Dr. Arati Prabhakar, the President's chief advisor for Science and Technology and director of the White House Office of Science and Technology Policy, indicated that we have had a theoretical understanding of fusion for over 100 years. However, the journey from "knowing to doing" has been a long and exhausting one. Prabhakar stated that today's announcement shows what can be achieved with perseverance.

hohlraum fusion
The hohlraum that houses the type of cryogenic target used to achieve ignition on Dec. 5, 2022, at LLNL’s National Ignition Facility.
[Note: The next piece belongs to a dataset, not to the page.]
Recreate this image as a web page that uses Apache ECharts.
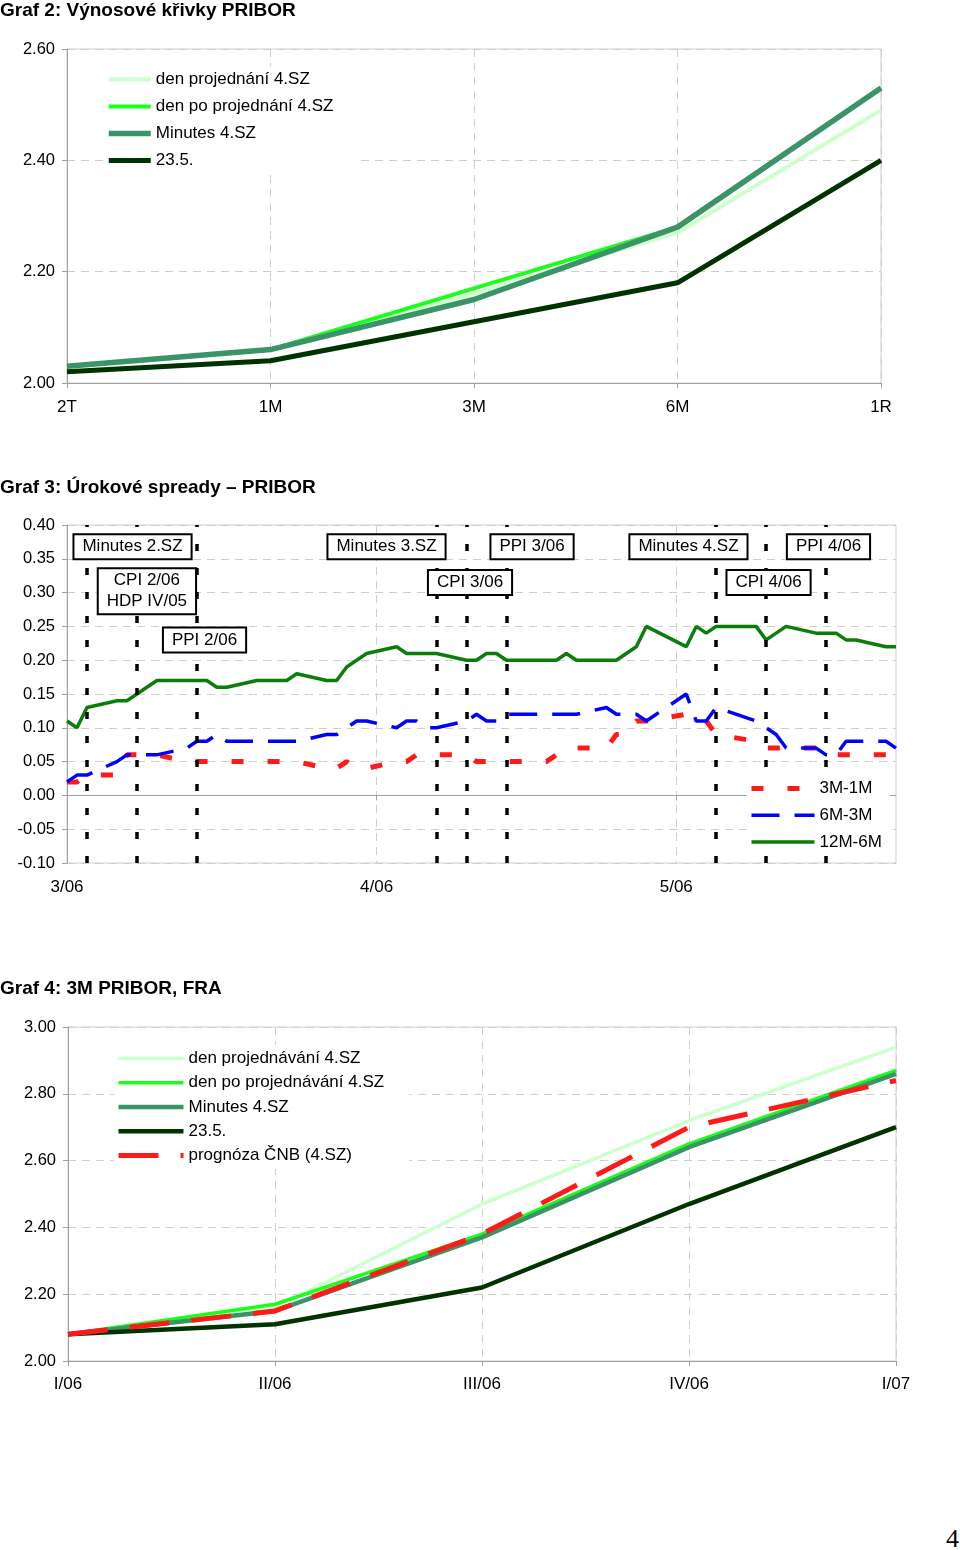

"The pursuit of fusion ignition in the laboratory is one of the most significant scientific challenges ever tackled by humanity, and achieving it is a triumph of science, engineering, and most of all, people," remarked LLNL Director Dr. Kim Budil. "Crossing this threshold is the vision that has driven 60 years of dedicated pursuit—a continual process of learning, building, expanding knowledge and capability, and then finding ways to overcome the new challenges that emerged. These are the problems that U.S. national laboratories were created to solve."

The experiment eclipsed the fusion threshold by delivering 2.05 megajoules (MJ) of energy to the target, resulting in 3.15 MJ of fusion energy output. This demonstrated for the very first time a fundamental science basis for inertial fusion energy (IFE), according to the press release. More developments are still needed to acquire "simple, affordable IFE to power homes and businesses," and the DOE is currently restarting a broad-based, coordinated IFE program in the United States.